Pesquisadores da Unicamp criaram um mundo virtual no qual as criaturas são autônomas, sem nenhum controle humano, devendo aprender como conviver com as demais.
O mundo virtual está sendo utilizado em pesquisas de neurociências, sobretudo sobre as chamadas memórias episódicas, aquelas que contêm nossa história de vida.
Mas as aplicações vão muito além, podendo servir para qualquer sistema computadorizado que precise ser capaz de lidar com uma quantidade muito grande de informações, da administração de empresas ao controle de trânsito.
Criaturas virtuais
Inicialmente, uma criatura é inserida no ambiente virtual e começa a explorar o novo mundo desconhecido.
Uma vez lá dentro, as criaturas são autônomas, ou seja, nenhum humano a controla.
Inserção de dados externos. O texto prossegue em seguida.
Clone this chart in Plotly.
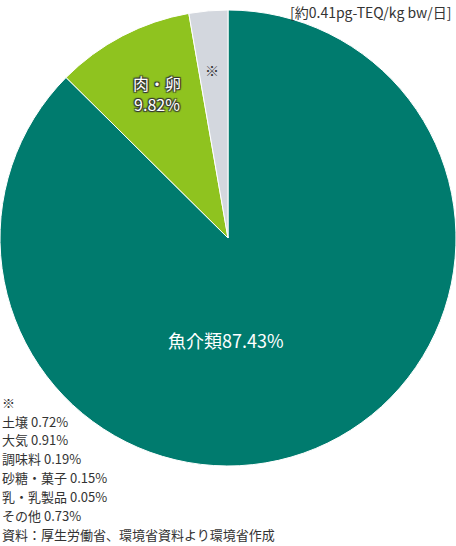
import plotly.graph_objects as go

# 食品等からのダイオキシン類の一日摂取量（割合）
categories = ["魚介類", "肉・卵", "※"]
shares = [87.43, 9.82, 2.75]
colors = ["#007b6e", "#8fc31f", "#d3d7de"]

# ※ の内訳
other_items = ["土壌", "大気", "調味料", "砂糖・菓子", "乳・乳製品", "その他"]
other_values = [0.72, 0.91, 0.19, 0.15, 0.05, 0.73]

unit_label = "[約0.41pg-TEQ/kg bw/日]"
source_label = "資料：厚生労働省、環境省資料より環境省作成"

FONT = "Noto Sans CJK JP"
W, H = 456, 546

fig = go.Figure(go.Pie(
    labels=categories,
    values=shares,
    sort=False,
    direction="clockwise",
    rotation=0,
    marker=dict(colors=colors, line=dict(color="white", width=1)),
    textinfo="none",
    hoverinfo="label+percent",
    domain=dict(x=[0, 1], y=[1 - 466 / H, 1 - 10 / H]),
    showlegend=False,
))

annotations = [
    dict(x=226 / W, y=1 - 340 / H, text=f"{categories[0]}{shares[0]:.2f}%",
         font=dict(size=18, color="white")),
    dict(x=157 / W, y=1 - 93 / H, text=f"{categories[1]}<br>{shares[1]:.2f}%",
         font=dict(size=16, color="white",
                   shadow="1px 1px 1px #333, -1px -1px 1px #333, 1px -1px 1px #333, -1px 1px 1px #333")),
    dict(x=212 / W, y=1 - 70 / H, text=categories[2],
         font=dict(size=14, color="#333")),
    dict(x=453 / W, y=1, text=unit_label, xanchor="right", yanchor="top",
         font=dict(size=14, color="#333")),
    dict(x=0, y=1 - 402 / H, text="※", xanchor="left",
         font=dict(size=13, color="#333")),
    dict(x=0, y=0, text=source_label, xanchor="left", yanchor="bottom",
         font=dict(size=13, color="#333")),
]

line_y = [421, 439, 458, 477, 496, 515]
for name, val, ly in zip(other_items, other_values, line_y):
    annotations.append(dict(x=0, y=1 - ly / H, text=f"{name} {val:.2f}%", xanchor="left",
                            font=dict(size=13, color="#333")))

for a in annotations:
    a.update(xref="paper", yref="paper", showarrow=False)
    a.setdefault("xanchor", "center")
    a.setdefault("yanchor", "middle")

fig.update_layout(
    width=W, height=H,
    margin=dict(l=0, r=0, t=0, b=0),
    paper_bgcolor="white",
    plot_bgcolor="white",
    font=dict(family=FONT, color="#333"),
    annotations=annotations,
)

fig.write_html("out.html", config={"displayModeBar": False},
               post_script="document.body.style.margin='0';document.body.style.overflow='hidden';")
Elas devem agir de acordo com o que conseguiram aprender ao longo da convivência com outras criaturas virtuais semelhantes a ela.
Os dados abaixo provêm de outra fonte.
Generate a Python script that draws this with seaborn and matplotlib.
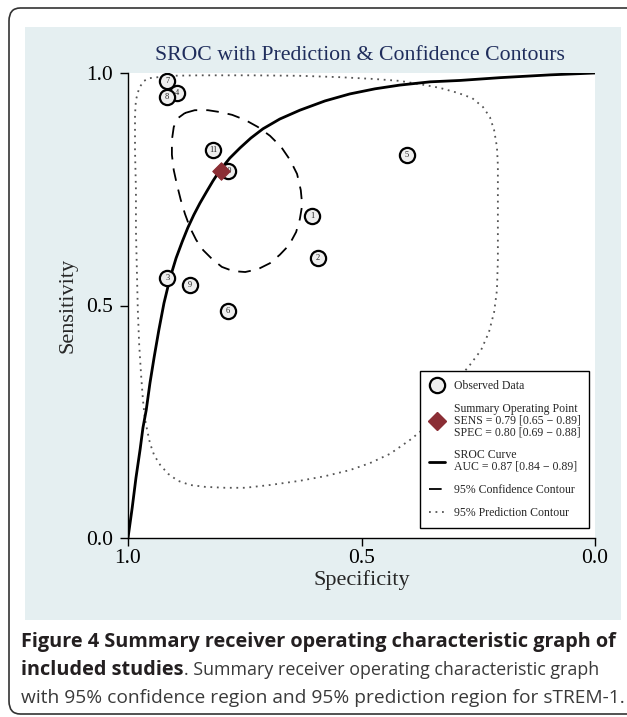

Cada criatura deve executar tarefas predeterminadas, como coletar alimentos, encontrar e recolher objetos coloridos e competir com outras criaturas que também terão que fazer esses trabalhos e tentarão enganá-la, escondendo a comida e os objetos que possam-lhe interessar.
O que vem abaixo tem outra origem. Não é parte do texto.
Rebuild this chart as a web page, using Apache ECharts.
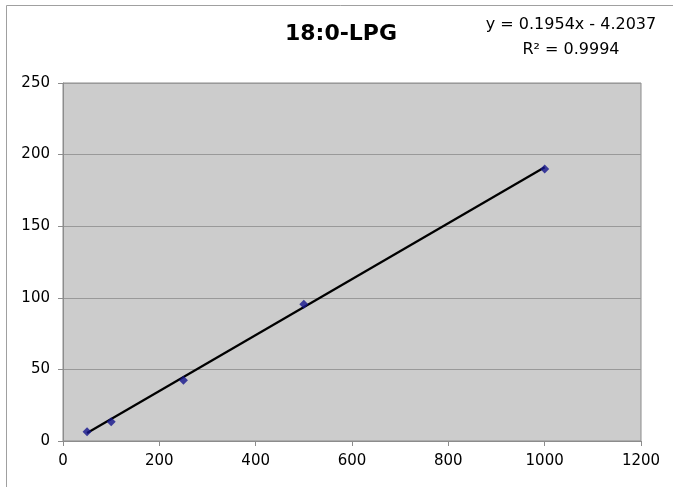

Para que seja bem-sucedida, a criatura virtual conta com recursos que tentam simular os sistemas cognitivos de animais e de seres humanos. Como em muitas situações comuns na vida real, será preciso recolher informações a respeito de um ambiente desconhecido (fazer uma codificação), guardá-las de um modo eficiente (armazenamento) e depois acessá-las quando forem necessárias (recuperação).
Memória episódica
Esse mundo eletrônico, embora possa lembrar os jogos e outros entretenimentos, foi projetado para estudar e aplicar um tipo de memória que ainda é pouco explorada pela ciência, a memória episódica.
"É a memória de nossa história pessoal que se baseia naquilo que fizemos e nas coisas que testemunhamos", explicou o coordenador da pesquisa, Ricardo Ribeiro Gudwin, professor da Faculdade de Engenharia Elétrica e Ciência da Computação da Unicamp.
Para desenvolver essa memória, o grupo de pesquisadores elaborou regras que devem ser seguidas para todas as criaturas do ambiente virtual: evitar paredes e outros obstáculos, coletar alimentos, que podem ser ou não perecíveis, recolher determinados objetos do cenário e tentar prever o que os demais atores do jogo farão e tentar atrapalhá-los. "Essa última função está ligada à teoria da mente, que envolve tentar saber o que o outro pensa", afirma Gudwin.
A experiência também procura reproduzir algumas complexidades e técnicas usadas por humanos para relembrar episódios. De acordo com o pesquisador da Unicamp, não há espaço para absorver todas as informações com as quais se tem contato, por isso, na hora de registrar algo, é preciso utilizar filtros que eliminem dados menos importantes e lançar mão de estratégias para economizar memória, como manter em um arquivo único memórias muito parecidas.
As criaturas também tentam reproduzir habilidades mais difíceis, como conseguir estabelecer conexões entre causas e efeitos que estão bastante separados no tempo. São as chamadas "consequências tardias", ou a associação de uma reação ocorrida no presente à ação que a causou, mas que se passou há dias, meses ou anos.
Aplicações reais do mundo virtual
Fazer o sistema aprender e desenvolver a própria memória em vez de carregar dados prontos pode abrir portas para novas aplicações em computação nas quais o volume de dados ainda é uma barreira.
"Quando o ambiente é muito extenso, não há como colocar todos os dados nem fazer uma programação de trajetória, por isso é importante que o sistema descubra sozinho essas informações", disse Gudwin.
Isso se aplica, por exemplo, a sistemas de monitoramento de tráfego. Em vez de dar entrada com os dados de toda uma malha viária, um sistema dotado de memória episódica poderia identificar pontos de gargalo e tomar decisões prioritárias a fim de manter o fluxo de veículos.
De acordo com Gudwin, a administração de empresas também ficaria mais eficiente com sistemas descobrindo sozinhos problemas que seriam difíceis de serem detectados em uma grande companhia. E os fãs de jogos eletrônicos poderiam contar com oponentes virtuais "inteligentes", capazes de aprender sobre as fraquezas do rival e evoluir como se fossem de carne e osso.